Trump lawyers renew plea for outside supervision of Mar-a-Lago search trove

Donald Trump’s attorneys late Friday made a new pitch for an independent review of the materials seized from his Mar-a-Lago estate.

In a 12-page filing, they urged a federal judge to appoint a “special master” to prevent the Justice Department from continuing to comb through dozens of boxes taken by FBI agents earlier this month.

The filing, which was billed as a “supplement” to Trump’s meandering initial bid on Monday, was notable, however, for what it didn’t include. It makes no mention of the hundreds of pages of classified documents recovered during the Aug. 8 search and in previous visits by investigators. It also makes no mention of Trump’s claims to have declassified the material. It also eschews the heated criticism Trump has leveled at Bruce Reinhart, the magistrate judge who authorized the search.

Instead, Trump lawyers suggest in the filing that the search may have been improper or even illegal because of indications that investigators were concerned that records covered by the Presidential Records Act were at his Palm Beach home.

“This provides the deeply troubling prospect that President Trump’s home was raided under a pretense of a suspicion that Presidential records were on his property – even though the Presidential Records Act is not a criminally-enforceable statute,” Trump’s filing said.

Trump’s lawyers favorably cited a D.C. appeals court’s 1991 ruling in a dispute over electronic messages exchanged during the end of President Ronald Reagan’s second term, which held that while a sitting president has “virtually complete control” over his records, he must notify the Archivist before disposing of records. The ruling notes that “neither the Archivist nor the Congress has the authority to veto the President's disposal decision."

But there are complications with the Trump team’s argument. The 1991 ruling did not discuss criminal enforcement of the Presidential Records Act or address the actions of former presidents. Moreover, that law was not cited as one of the criminal statutes used to justify the Mar-a-Lago search warrant. The three-decade-old D.C. Circuit Court of Appeals decision also offered no view on whether retaining White House records without authority might violate one of the laws the FBI and prosecutors did cite as the basis for the warrant: a broad prohibition on stealing, misusing or concealing government records.

In addition to that law, investigators cited two other potential crimes at issue: willful retention of national defense information and obstruction of justice

The late-night Friday filing was a coda to a frantic week for the former president’s legal team, which found itself struggling with basic administrative requirements and facing pointed questions from a Fort Pierce, Fla.-based federal judge, Aileen Cannon, about what precisely they were asking her to do.

Among the questions Cannon has asked Trump’s lawyers is whether her court even has the jurisdiction to consider his demands. Trump’s team argued that she did, focusing narrowly on the authority of district court judges to appoint special masters. Left unaddressed is a provision of the Presidential Records Act requiring any legal disputes by a former president under that statute to be filed in the federal district court in Washington D.C.
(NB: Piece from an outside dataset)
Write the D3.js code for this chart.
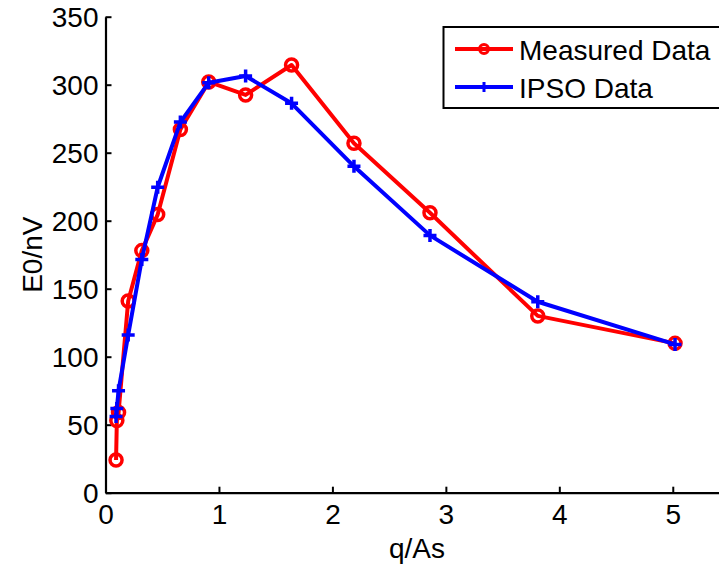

Trump’s renewed bid reiterates his call for the appointment of a special master and also asks for an immediate halt to the Justice Department’s review of the materials seized from his home. That review has been led by a DOJ “filter team,” which is looking for attorney-client privileged materials, according to court filings.

Trump and his allies have suggested that some of the seized materials are covered by executive privilege or attorney client privilege. But the new filing Friday doesn’t say how the records are privileged. Some legal experts have questioned the notion of executive privilege applying in this context, since the Presidential Records Act requires many such records to be turned over to the National Archives at the conclusion of a presidency.

And Trump, in the filing, also referred back to the government’s acknowledgment that it had initially seized three of his passports, returning them upon the discovery. His attorneys claimed that “the Government’s continued custody of similar materials is both unnecessary and likely to cause significant harm.” But they offered no evidence to support the claim, declining to specify items they believed the government had improperly taken.

The Friday-night filing was submitted by Lindsey Halligan, a Fort Lauderdale-based attorney serving as local counsel for Trump, as well as Washington based James Trusty and Baltimore-based Evan Corcoran.